Late last year, Viacom announced that they were going to be selling off Harmonix due to Viacom’s ”lack of expertise in the console games business.” Not long after, and just prior to the sale of Harmonix being completed, the former shareholders of Harmonix filed a lawsuit against Viacom, alleging that they manipulated profits so they wouldn’t be on the hook for millions of dollars of performance-based bonuses. Viacom was quick to rebut the allegations, and in September of this year filed a counter-suit. Now, we find out that a jointly-appointed resolution accountant has found in favor of Harmonix on December 19th, and that Viacom actually owes them $383 million dollars in bonus that were unpaid.
Details of the resolution are not publicly available, but we have explained in previous posts (see links above) why Viacom probably wasn’t going to be successful. You’re not going to circumvent revenue-recognition rules for performance-based bonus and then successfully explain why that was legitimate.

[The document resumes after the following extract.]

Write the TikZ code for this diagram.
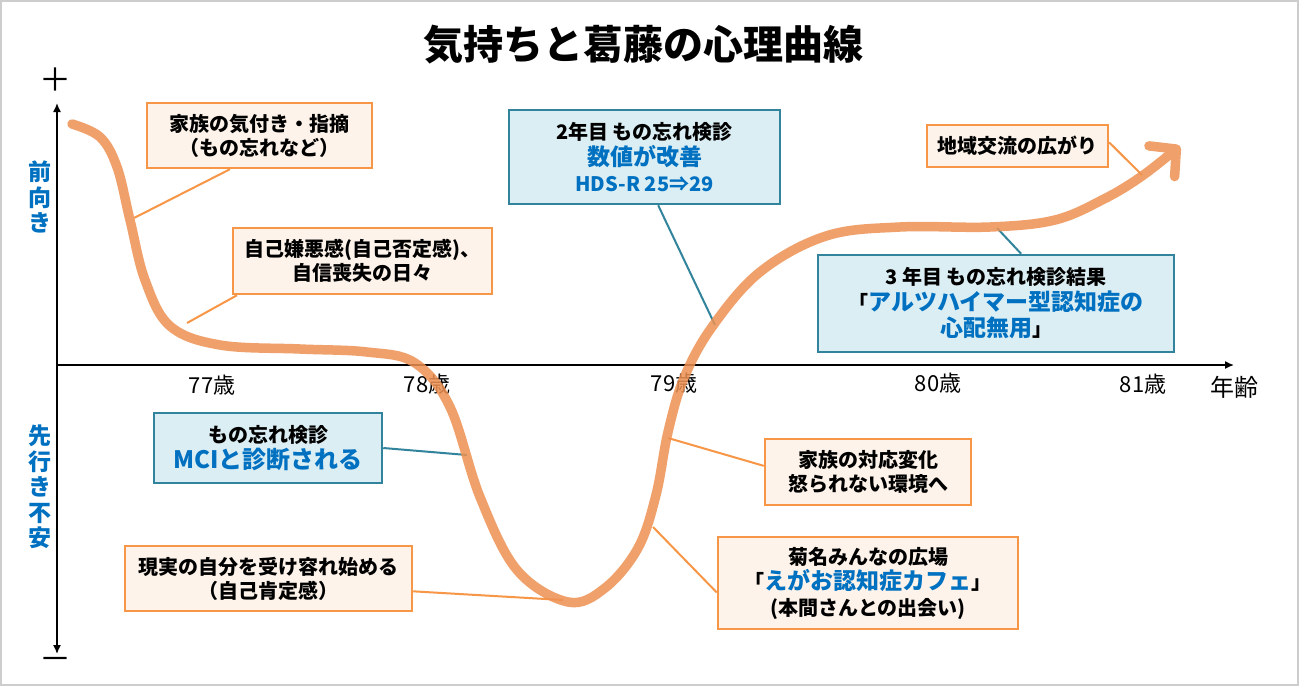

However, Viacom didn’t take like the resolution of the accountant they jointly-appointed, so they quickly filed a suit in a Delaware court asking that the accounting firm to “consider arguments and evidence that were improperly excluded” from its report, saying that its figures resulted from “manifest error.” Considering that arbitration with a “resolution accountant” has been going on for nearly a year at this point, Viacom’s counter-suit from September in retrospect now looks like things weren’t going their way for awhile.